### [GIVEN EXERCISE]
No images are to be carried over; print all other material exactly as it stands.

── DATASET EXCERPT ──

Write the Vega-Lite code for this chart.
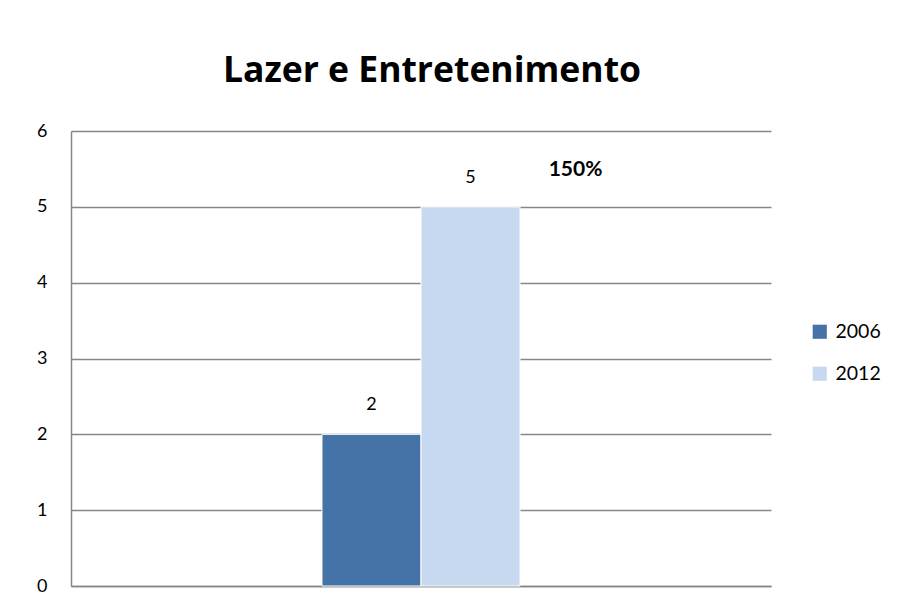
{
  "$schema": "https://vega.github.io/schema/vega-lite/v6.json",
  "autosize": {"type": "none"},
  "width": 700,
  "height": 455,
  "padding": {"left": 71, "top": 131, "right": 126, "bottom": 24},
  "background": "white",
  "config": {
    "font": "Lato",
    "view": {"stroke": null}
  },
  "title": {
    "text": "Lazer e Entretenimento",
    "fontSize": 35.5,
    "font": "Open Sans",
    "fontWeight": "bold",
    "color": "#000000",
    "anchor": "middle",
    "baseline": "alphabetic",
    "offset": 5,
    "dx": 11
  },
  "data": {
    "values": [
      {"category": "Lazer e Entretenimento", "year": "2006", "value": 2},
      {"category": "Lazer e Entretenimento", "year": "2012", "value": 5}
    ]
  },
  "encoding": {
    "x": {
      "field": "category",
      "type": "nominal",
      "scale": {"paddingInner": 0.211, "paddingOuter": 1},
      "axis": {"labels": false, "ticks": false, "title": null, "domainColor": "#868686", "domainWidth": 1.5}
    },
    "xOffset": {"field": "year", "type": "nominal", "scale": {"domain": ["2006", "2012"], "paddingInner": 0, "paddingOuter": 0}},
    "y": {
      "field": "value",
      "type": "quantitative",
      "scale": {"domain": [0, 6], "nice": false},
      "axis": {
        "values": [0, 1, 2, 3, 4, 5, 6],
        "format": "d",
        "title": null,
        "ticks": false,
        "labelPadding": 24,
        "labelFontSize": 18,
        "labelColor": "#000000",
        "labelFont": "Lato",
        "domainColor": "#868686",
        "domainWidth": 1.5,
        "gridColor": "#868686",
        "gridWidth": 1.5
      }
    }
  },
  "layer": [
    {
      "mark": {"type": "bar", "stroke": "white", "strokeWidth": 1},
      "encoding": {
        "color": {
          "field": "year",
          "type": "nominal",
          "scale": {"domain": ["2006", "2012"], "range": ["#4572a7", "#c6d9f0"]},
          "legend": {
            "title": null,
            "orient": "none",
            "legendX": 739,
            "legendY": 191,
            "symbolType": "square",
            "symbolSize": 200,
            "symbolStrokeWidth": 0,
            "labelFontSize": 19.5,
            "labelFont": "Lato",
            "labelColor": "#000000",
            "labelOffset": 6,
            "rowPadding": 21
          }
        }
      }
    },
    {
      "mark": {"type": "text", "fontSize": 18, "baseline": "middle", "dy": -29, "color": "#000000"},
      "encoding": {
        "text": {"field": "value", "type": "quantitative"}
      }
    },
    {
      "data": {"values": [{"category": "Lazer e Entretenimento", "year": "2012", "value": 5, "label": "150%"}]},
      "mark": {"type": "text", "fontSize": 21, "fontWeight": "bold", "baseline": "middle", "dx": 105, "dy": -37, "color": "#000000"},
      "encoding": {
        "text": {"field": "label"}
      }
    }
  ]
}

───

### [EXERCISE RESPONSE]
Write the Vega-Lite code for this chart.
{
  "$schema": "https://vega.github.io/schema/vega-lite/v6.json",
  "autosize": {"type": "none"},
  "width": 700,
  "height": 455,
  "padding": {"left": 71, "top": 131, "right": 126, "bottom": 24},
  "background": "white",
  "config": {
    "font": "Lato",
    "view": {"stroke": null}
  },
  "title": {
    "text": "Lazer e Entretenimento",
    "fontSize": 35.5,
    "font": "Open Sans",
    "fontWeight": "bold",
    "color": "#000000",
    "anchor": "middle",
    "baseline": "alphabetic",
    "offset": 5,
    "dx": 11
  },
  "data": {
    "values": [
      {"category": "Lazer e Entretenimento", "year": "2006", "value": 2},
      {"category": "Lazer e Entretenimento", "year": "2012", "value": 5}
    ]
  },
  "encoding": {
    "x": {
      "field": "category",
      "type": "nominal",
      "scale": {"paddingInner": 0.211, "paddingOuter": 1},
      "axis": {"labels": false, "ticks": false, "title": null, "domainColor": "#868686", "domainWidth": 1.5}
    },
    "xOffset": {"field": "year", "type": "nominal", "scale": {"domain": ["2006", "2012"], "paddingInner": 0, "paddingOuter": 0}},
    "y": {
      "field": "value",
      "type": "quantitative",
      "scale": {"domain": [0, 6], "nice": false},
      "axis": {
        "values": [0, 1, 2, 3, 4, 5, 6],
        "format": "d",
        "title": null,
        "ticks": false,
        "labelPadding": 24,
        "labelFontSize": 18,
        "labelColor": "#000000",
        "labelFont": "Lato",
        "domainColor": "#868686",
        "domainWidth": 1.5,
        "gridColor": "#868686",
        "gridWidth": 1.5
      }
    }
  },
  "layer": [
    {
      "mark": {"type": "bar", "stroke": "white", "strokeWidth": 1},
      "encoding": {
        "color": {
          "field": "year",
          "type": "nominal",
          "scale": {"domain": ["2006", "2012"], "range": ["#4572a7", "#c6d9f0"]},
          "legend": {
            "title": null,
            "orient": "none",
            "legendX": 739,
            "legendY": 191,
            "symbolType": "square",
            "symbolSize": 200,
            "symbolStrokeWidth": 0,
            "labelFontSize": 19.5,
            "labelFont": "Lato",
            "labelColor": "#000000",
            "labelOffset": 6,
            "rowPadding": 21
          }
        }
      }
    },
    {
      "mark": {"type": "text", "fontSize": 18, "baseline": "middle", "dy": -29, "color": "#000000"},
      "encoding": {
        "text": {"field": "value", "type": "quantitative"}
      }
    },
    {
      "data": {"values": [{"category": "Lazer e Entretenimento", "year": "2012", "value": 5, "label": "150%"}]},
      "mark": {"type": "text", "fontSize": 21, "fontWeight": "bold", "baseline": "middle", "dx": 105, "dy": -37, "color": "#000000"},
      "encoding": {
        "text": {"field": "label"}
      }
    }
  ]
}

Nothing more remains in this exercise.